Negotiations concluded on new trans-Pacific trade deal: MTI

Negotiations concluded on new trans-Pacific trade deal: MTI

Eleven countries have officially concluded negotiations on a new trade pact after the United States dropped out of the Trans Pacific Partnership last year.

SINGAPORE: Eleven countries have officially concluded negotiations on a new trade pact after the United States dropped out of the Trans Pacific Partnership last year. 

All parties will now work towards signing the agreement by early March this year, said Singapore's Ministry of Trade and Industry (MTI) on Tuesday (Jan 23). 

Details of the new trade pact, called the Comprehensive and Progressive Agreement for Trans-Pacific Partnership (CPTPP), were finalised after a two-day meeting that ended on Tuesday in Tokyo. 

It was attended by senior officials from the 11 countries involved - Australia, Brunei, Canada, Chile, Japan, Malaysia, Mexico, New Zealand, Peru, Singapore and Vietnam. 

This followed an earlier round of meetings in Da Nang, Vietnam in November last year, when ministers agreed on core elements of the CPTPP that would incorporate all commitments from the original TPP, except for a limited number of provisions suspended temporarily.

However, sticking points remained, such as Canada's insistence on protection of its cultural industries such as movies, TV and music.

At this round of meetings in Tokyo, officials resolved the oustanding issues, finalised the list of suspended provisions and completed the legal verification of the agreement, MTI said. "With that, negotiations on the CPTPP have been concluded," the ministry added.

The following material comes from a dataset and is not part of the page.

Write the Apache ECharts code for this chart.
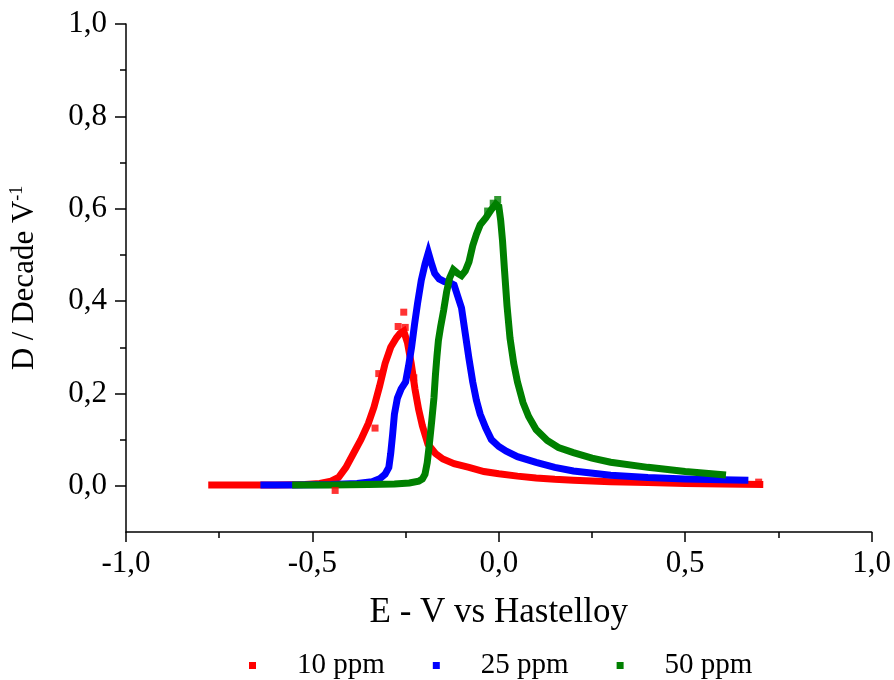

Minister for Trade and Industry (Trade) Lim Hng Kiang said Singapore is "pleased by the good outcome on the CPTPP". 

"We have made significant efforts to uphold the spirit and substance of the original Agreement, while maintaining its high ambition and overall balance," he said. 

"The CPTPP will enhance trade among countries in the Asia-Pacific, resulting in more seamless flows of goods, services, and investment regionally.

"Singapore companies will gain from the substantial elimination of tariffs and non-tariff barriers for goods, improved access for service suppliers in a wide range of sectors, greater facilitation of investments, and improved access to government procurement contracts," Mr Lim added.